Red Barrels is only now expanding because they need people with expertise in multiplayer and live-service design. Morin and Red Barrels co-founders David Chateauneuf and Hugo Dallaire worked at EA and Ubisoft for years before going indie, managing large teams as senior developers. They founded Red Barrels because they wanted to get hands-on with game development again, ideally with a small crew of passionate horror fiends. (Also, Ubisoft turned down all their horror pitches. Thankfully — can you imagine if Ubisoft had greenlit the original Outlast? It probably would’ve been called something like Dr. Murkoff’s Manifesto and the gore would’ve been dialed way, way down. It might’ve given Miles a gun. Maybe, instead of sadistic psychiatric staff, its enemies would’ve been animatronic Rabbids. It could’ve gotten a Just Dance tie-in. Truly, the horror.)
Nowadays, Morin is doing less and less design as his studio becomes more complex, but he’s still involved in the creative process. Red Barrels just recently hired another writer, Jonathan Morrel, meaning Petty is no longer the entirety of the narrative department. The studio has a flat internal structure, where there aren’t harsh distinctions between roles like level designer and game designer. “We’re just all designers,” Morin said.
It’s hard to overstate just how small Red Barrels is, particularly considering the AAA quality of the Outlast series.
“I do remember the moment where, for IT support, I stopped going to one of the company’s founders,” Petty said. “Hugo used to basically be IT for the company, as well as art director, co-founder. And it was pretty recent, right? It was like eight years into Red Barrels where he stopped being the IT guy.”
Morin added, “He just didn’t want anybody else to do it.”
Morin said that larger studios are always sniffing around Red Barrels, looking to acquire its talent and IP, but none of their pitches have looked better than independence so far. Red Barrels ended up creating the original Outlast with personal savings, loans and a $1 million investment from the Canada Media Fund. Even back then, there was an offer on the table from a major company that would have resulted in a few extra months of production time.
“But at that point, we had been working so hard to try to make this game on our own and didn’t want to give up our independence,” Morin said. “We were not ready to do that, we were so close to shipping the game. So we just doubled down and worked our asses off to be able to ship the game without needing extra money. But there were options. So I think it’s, ‘Never say never,’ but up until now, no. We never felt the need to go get more financing to be able to make the games we wanted to make on our own. We’ll see if we can keep on doing that.”

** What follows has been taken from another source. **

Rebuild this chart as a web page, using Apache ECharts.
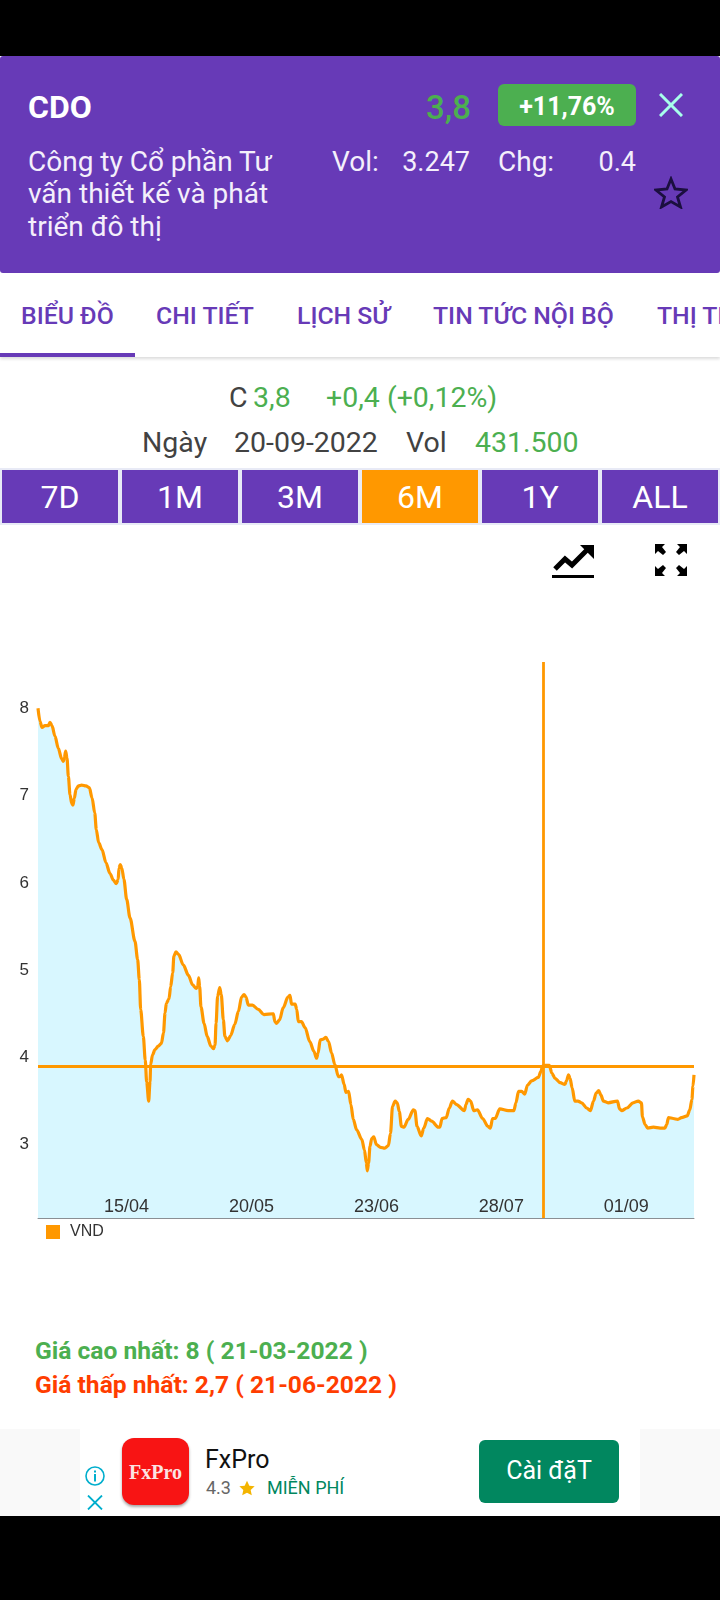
<!DOCTYPE html>
<html lang="vi"><head><meta charset="utf-8">
<script src="https://cdn.jsdelivr.net/npm/echarts@6/dist/echarts.min.js"></script>
<style>
html,body{margin:0;padding:0;background:#fff}
#page{position:relative;width:720px;height:1600px;overflow:hidden;background:#fff;font-family:Roboto,sans-serif}
.t{position:absolute;white-space:nowrap;line-height:1;transform:translateY(-50%)}
.b{position:absolute}
#chart{position:absolute;left:0;top:640px;width:720px;height:620px}
.btn{position:absolute;top:470px;height:53px;width:116px;background:#673AB7;color:#fff;font-size:32px;line-height:55px;text-align:center}
.tab{color:#673AB7;font-size:24.800px;font-weight:500;top:316px}
.top{color:#f4effb;font-size:28px}
</style></head><body>
<div id="page">
<div class="b" style="left:0;top:0;width:720px;height:56px;background:#000"></div>
<div class="b" style="left:0;top:56px;width:720px;height:217px;background:#673AB7;border-radius:3px"></div>
<div class="t" style="left:28px;top:107px;font-size:32px;font-weight:700;color:#fff">CDO</div>
<div class="t" style="right:249px;top:107px;font-size:33px;font-weight:500;color:#4CAF50">3,8</div>
<div class="b" style="left:498px;top:84px;width:138px;height:42px;background:#4CAF50;border-radius:6px"></div>
<div class="t" style="left:498px;width:138px;text-align:center;top:106px;font-size:25px;font-weight:700;color:#fff">+11,76%</div>
<svg class="b" style="left:659px;top:93px" width="24" height="24" viewBox="0 0 24 24"><path d="M1 1L23 23M23 1L1 23" stroke="#A7FFEB" stroke-width="3" fill="none"/></svg>
<svg class="b" style="left:654px;top:176px" width="34" height="33" viewBox="0 0 34 33"><path d="M17 3L21 13L32 14L23.500 21L26.500 31L17 25.500L7.500 31L10.500 21L2 14L13 13Z" stroke="#1B0F3F" stroke-width="2.800" fill="none"/></svg>
<div class="t top" style="left:28px;top:162px">Công ty Cổ phần Tư</div>
<div class="t top" style="left:28px;top:194px">vấn thiết kế và phát</div>
<div class="t top" style="left:28px;top:227px">triển đô thị</div>
<div class="t top" style="left:332px;top:162px">Vol:</div>
<div class="t top" style="right:250px;top:162px;font-size:27px">3.247</div>
<div class="t top" style="left:498px;top:162px">Chg:</div>
<div class="t top" style="right:84px;top:162px;font-size:27px">0.4</div>

<div class="b" style="left:0;top:273px;width:720px;height:84px;background:#fff;box-shadow:0 2px 3px rgba(0,0,0,.14)"></div>
<div class="t tab" style="left:21px">BIỂU ĐỒ</div>
<div class="t tab" style="left:156px">CHI TIẾT</div>
<div class="t tab" style="left:297px">LỊCH SỬ</div>
<div class="t tab" style="left:433px">TIN TỨC NỘI BỘ</div>
<div class="t tab" style="left:657px">THỊ TRƯỜNG</div>
<div class="b" style="left:0;top:353px;width:135px;height:4px;background:#673AB7"></div>

<div class="t" style="left:229px;top:398px;font-size:28.500px;color:#424242">C</div>
<div class="t" style="left:253px;top:398px;font-size:28.500px;color:#4CAF50">3,8</div>
<div class="t" style="left:326px;top:398px;font-size:28.500px;color:#4CAF50">+0,4 (+0,12%)</div>
<div class="t" style="left:142px;top:443px;font-size:28.500px;color:#424242">Ngày</div>
<div class="t" style="left:234px;top:443px;font-size:28.500px;color:#424242">20-09-2022</div>
<div class="t" style="left:406px;top:443px;font-size:28.500px;color:#424242">Vol</div>
<div class="t" style="left:475px;top:443px;font-size:28.500px;color:#4CAF50">431.500</div>

<div class="b" style="left:0;top:468px;width:720px;height:57px;background:#E8EAF6"></div>
<div class="btn" style="left:2px">7D</div>
<div class="btn" style="left:122px">1M</div>
<div class="btn" style="left:242px">3M</div>
<div class="btn" style="left:362px;background:#FF9800">6M</div>
<div class="btn" style="left:482px">1Y</div>
<div class="btn" style="left:602px">ALL</div>

<svg class="b" style="left:552px;top:545px" width="42" height="33" viewBox="0 0 42 33"><path d="M3 24L13 14L20 20L35 5" stroke="#000" stroke-width="5" fill="none"/><path d="M28 0H42V14Z" fill="#000"/><rect x="0" y="30" width="42" height="3" fill="#000"/></svg>
<svg class="b" style="left:655px;top:544px" width="32" height="32" viewBox="0 0 32 32" fill="#000"><path d="M0 0H10L7 3L11 8L8 11L3 7L0 10Z"/><path d="M32 0H22L25 3L21 8L24 11L29 7L32 10Z"/><path d="M0 32H10L7 29L11 24L8 21L3 25L0 22Z"/><path d="M32 32H22L25 29L21 24L24 21L29 25L32 22Z"/></svg>

<div id="chart"></div>

<div class="t" style="left:35px;top:1351px;font-size:24.600px;font-weight:700;color:#4CAF50">Giá cao nhất: 8 ( 21-03-2022 )</div>
<div class="t" style="left:35px;top:1385px;font-size:24.600px;font-weight:700;color:#FF3D00">Giá thấp nhất: 2,7 ( 21-06-2022 )</div>

<div class="b" style="left:0;top:1429px;width:720px;height:87px;background:#F9F9F9"></div>
<div class="b" style="left:80px;top:1429px;width:560px;height:87px;background:#fff"></div>
<div class="b" style="left:0;top:1516px;width:720px;height:84px;background:#000"></div>
<div class="b" style="left:122px;top:1438px;width:67px;height:67px;background:#F81414;border-radius:12px;box-shadow:0 2px 3px rgba(0,0,0,.35)"></div>
<div class="t" style="left:122px;width:67px;text-align:center;top:1472px;font-family:'Liberation Serif',serif;font-weight:700;font-size:20px;color:#fbe3e3">FxPro</div>
<div class="t" style="left:205px;top:1459px;font-size:25px;color:#111">FxPro</div>
<div class="t" style="left:206px;top:1488px;font-size:18px;color:#666">4.3</div>
<svg class="b" style="left:239px;top:1480px" width="16" height="16" viewBox="0 0 24 24"><path d="M12 1L15.500 8.500L23.500 9.500L17.500 15L19.200 23L12 19L4.800 23L6.500 15L0.500 9.500L8.500 8.500Z" fill="#F4B400"/></svg>
<div class="t" style="left:267px;top:1488px;font-size:18px;color:#01875F">MIỄN PHÍ</div>
<div class="b" style="left:479px;top:1440px;width:140px;height:63px;background:#01875F;border-radius:6px"></div>
<div class="t" style="left:479px;width:140px;text-align:center;top:1470px;font-size:25px;color:#fff">Cài đặT</div>
<svg class="b" style="left:85px;top:1466px" width="20" height="20" viewBox="0 0 20 20"><circle cx="10" cy="10" r="9" stroke="#00AECD" stroke-width="1.600" fill="none"/><rect x="9" y="8" width="2" height="7.500" fill="#00AECD"/><rect x="9" y="4.500" width="2" height="2" fill="#00AECD"/></svg>
<svg class="b" style="left:87px;top:1495px" width="16" height="15" viewBox="0 0 16 15"><path d="M1 0.500L15 14.500M15 0.500L1 14.500" stroke="#00AECD" stroke-width="1.800" fill="none"/></svg>
</div>
<script>
// Positions along the trading-day count (0 = 21/03/2022, 126 = 20/09/2022)
var days = [0,0.38,0.77,1.34,1.98,2.3,2.69,3.26,3.9,4.55,4.87,5.06,5.31,5.57,5.83,6.15,6.47,6.72,6.98,7.3,7.75,8.39,9.2,9.86,10.4,10.9,11.2,11.65,12.3,13.06,13.8,14.5,15.04,15.4,15.56,15.8,16.1,16.5,17.03,
17.67,18.63,19.14,19.46,19.72,20.23,20.6,20.87,21.26,21.51,21.64,22,22.47,23.1,23.7,24.1,24.4,24.65,25.16,25.48,25.87,26.1,26.5,27,27.9,28.9,29.7,30.35,30.67,30.86,31.05,31.3,31.9,32.5,33.2,33.7,34,34.2,34.5,34.9,35.2,35.6,35.9,36.4,37,37.8,38.5,
39.1,39.57,39.95,40.4,41.2,42.3,43.4,45.2,45.5,45.8,46.4,47.1,48,48.4,48.7,49.4,49.7,50,50.6,51.3,52.2,53,53.5,53.8,54.2,54.8,55.3,55.8,56.4,57,57.7,58,
58.3,58.8,59.15,59.66,60.1,60.56,61.2,62.2,62.7,63.06,63.25,63.5,63.76,64.1,64.5,65,65.8,66.6,67.3,67.7,68.1,68.6,69,69.4,69.8,70.3,71.1,72.1,72.4,72.8,73.6,74.1,74.8,75.6,76.9,77.2,77.6,78.4,79,79.6,80.4,81.9,82.2,82.6,83.1,83.7,84.4,85.4,86.4,86.9,87.3,87.8,88.7,90.3,
91.4,91.8,92.3,92.9,93.5,94,94.8,96.1,96.6,96.9,97.4,98.2,98.7,99.3,100.3,101.2,101.5,101.9,102.2,102.6,103.1,103.7,104.4,105.4,106.1,106.7,107.2,107.7,108.1,108.6,109.5,111.3,111.7,112.1,113.1,114.3,115.3,115.9,116.1,116.6,117.1,118.2,119.5,120.4,120.75,121.1,122,122.9,123.6,124.7,125.2,125.6,125.8,126];
var prices = [8,7.85,7.78,7.8,7.8,7.84,7.8,7.68,7.54,7.42,7.39,7.43,7.51,7.43,7.22,7.01,6.91,6.89,6.97,7.07,7.11,7.12,7.11,7.09,6.97,6.8,6.61,6.46,6.38,6.23,6.11,6.03,5.99,6.04,6.17,6.21,6.17,6.04,5.81,
5.6,5.33,5.12,4.89,4.55,4.24,3.97,3.72,3.5,3.72,3.92,4.03,4.09,4.13,4.16,4.28,4.51,4.62,4.67,4.81,4.97,5.16,5.21,5.18,5.06,4.94,4.83,4.79,4.81,4.91,4.81,4.58,4.39,4.24,4.13,4.1,4.14,4.39,4.7,4.8,4.72,4.43,4.24,4.19,4.25,4.38,4.53,
4.69,4.72,4.69,4.6,4.6,4.55,4.49,4.5,4.41,4.39,4.43,4.57,4.69,4.71,4.61,4.61,4.55,4.41,4.41,4.34,4.18,4.07,3.99,4.05,4.2,4.21,4.23,4.18,4.05,3.92,3.78,3.78,
3.8,3.69,3.6,3.61,3.46,3.29,3.17,3.06,2.94,2.79,2.7,2.79,2.98,3.07,3.09,3,2.97,2.96,2.99,3.13,3.44,3.5,3.48,3.38,3.21,3.2,3.29,3.4,3.39,3.21,3.1,3.19,3.3,3.27,3.2,3.2,3.3,3.31,3.42,3.5,3.46,3.39,3.46,3.52,3.5,3.39,3.4,3.3,3.21,3.19,3.3,3.3,3.41,3.39,
3.39,3.48,3.61,3.61,3.58,3.68,3.73,3.77,3.84,3.9,3.91,3.91,3.82,3.76,3.71,3.69,3.73,3.8,3.76,3.65,3.5,3.5,3.48,3.42,3.39,3.5,3.59,3.62,3.57,3.5,3.48,3.5,3.41,3.39,3.42,3.48,3.5,3.48,3.32,3.23,3.19,3.2,3.19,3.19,3.23,3.31,3.3,3.29,3.31,3.33,3.4,3.52,3.67,3.8];
var xTickDays = [17,41,65,89,113];
var xTickLabels = ['15/04','20/05','23/06','28/07','01/09'];
var yTicks = [3,4,5,6,7,8];
var crossDay = 97;
var crossPrice = 3.9;

var chart = echarts.init(document.getElementById('chart'), null, {renderer:'canvas'});
chart.setOption({
  animation:false,
  backgroundColor:'transparent',
  legend:{show:true,left:46,top:584,padding:0,itemWidth:14,itemHeight:14,itemGap:8,icon:'rect',
    textStyle:{color:'#333',fontSize:16,fontFamily:'Liberation Sans',padding:[2,0,0,5]},data:['VND']},
  grid:{left:38,right:26,top:22,height:556,containLabel:false},
  xAxis:{type:'value',z:10,min:0,max:126,splitLine:{show:false},
    axisLine:{show:true,lineStyle:{color:'#8a8f94',width:1}},axisTick:{show:false},
    axisLabel:{inside:true,customValues:xTickDays,margin:2,color:'#333',fontSize:18,fontFamily:'Liberation Sans',
      formatter:function(v){return xTickLabels[xTickDays.indexOf(v)]||'';}}},
  yAxis:{type:'value',min:2.16,max:8.53,splitLine:{show:false},axisLine:{show:false},axisTick:{show:false},
    axisLabel:{customValues:yTicks,margin:9,color:'#333',fontSize:17,fontFamily:'Liberation Sans',lineHeight:20,padding:[3,0,0,0]}},
  series:[{name:'VND',type:'line',data:days.map(function(d,i){return [d,prices[i]];}),
    smooth:0.3,smoothMonotone:'x',showSymbol:false,symbol:'none',
    itemStyle:{color:'#FF9800'},lineStyle:{color:'#FF9800',width:3.2},
    areaStyle:{color:'#D8F7FF',opacity:1,origin:'start'},
    markLine:{silent:true,symbol:'none',label:{show:false},animation:false,
      lineStyle:{color:'#FF9800',type:'solid',width:2.8},
      data:[{yAxis:crossPrice},{xAxis:crossDay}]}}]
});
</script>
</body></html>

For Red Barrels, the focus right now is The Outlast Trials. There isn’t time for anything else — but maybe there will be in the future.
“Ultimately, our goal would be to have two IPs, two projects in parallel, and have them be different enough so that people who need a change of scenery can go from one to another,” Morin said. “I mean, I love the world of Outlast and the reality is that you could narratively make [the second project] fit inside the same world and just do a different kind of gameplay experience. That could always be done as well. But I think creating an IP is a very hard thing, and so when you have success, you don’t want to waste it.”
The Outlast Trials is available now on PC, PlayStation 4, PS5, Xbox One and Xbox Series X/S.